La chanson, en général
C’était hier aux Oreilles en pointe, sur la scène du Quarto d’Unieux, port d’escale pour Général Alcazar, autre sétois de la chanson.
Épaules nues, muscles bandés, visage buriné, presque vitriolé, voici ce général-là. Qui est-il ? Est-ce un lointain voisin, un voyageur perdu, un revenant de guerre, un montreur de dentelles (1)… Étrange, dérangeant presque, cet individu, cet Alcazar, sorti des mémorables cases d’une bd ou héritier d’un général d’opérette, sur le vieux port… Comme pour dissiper la prime impression, il ne fait que se présenter. Oh, pas à entretenir une fiévreuse conversation avec le public, non. Mais à se chanter, dans une chanson presque parlée où le je mène abusivement le jeu. C’est lui, toujours lui, l’épicentre de ses mini-dramaturgies, qui oscillent sans doute entre le réel et la fiction, où rarement il en est un bel et romantique héros : « Quel idiot que je suis / quel idiot que j’étais / même mon cheval ne me supportais pas ». Patrick Chenière – c’est lui en général – à un je ne sais quoi de Léotard, en nettement plus distant, en volontaire retrait.

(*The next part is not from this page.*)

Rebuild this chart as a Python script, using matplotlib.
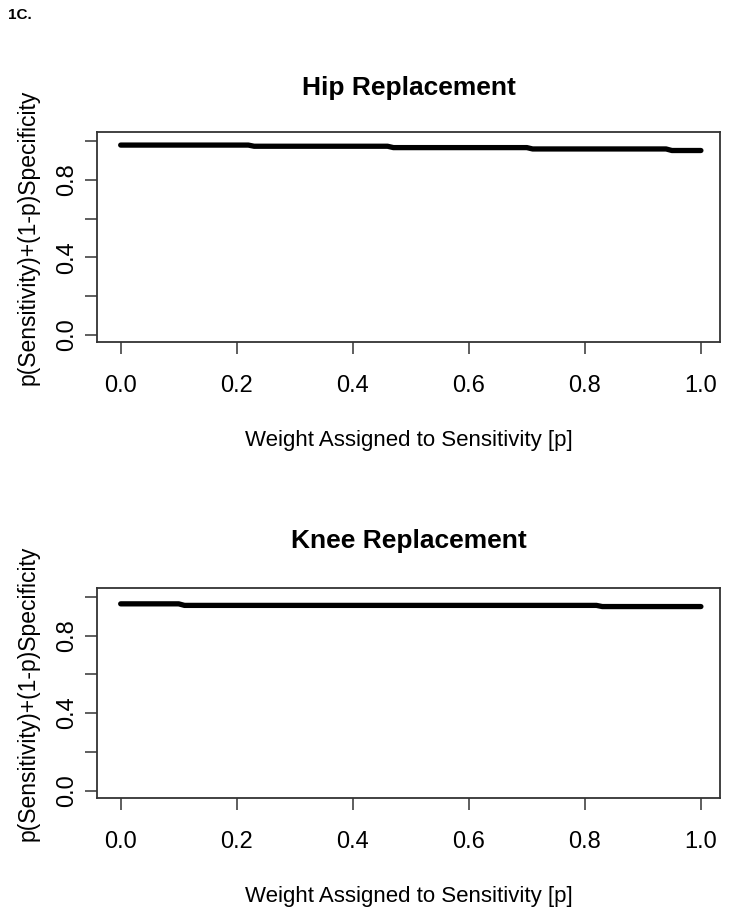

Ses mots sont hachés et ce qu’il nous chante décalé, insolite, un rien foutraque d’un paradoxal ordonnancement. Rien de tel pour désorienter, déstabiliser un public. Mais il émane de ce type une aura, un mystère qui peut fasciner et vous indiquer le chemin dans les méandres de son art un rien torturé et tortueux. Vous « ménager les méninges » comme il dit.
(1) C’est moi qui emprunte Brel, pas lui.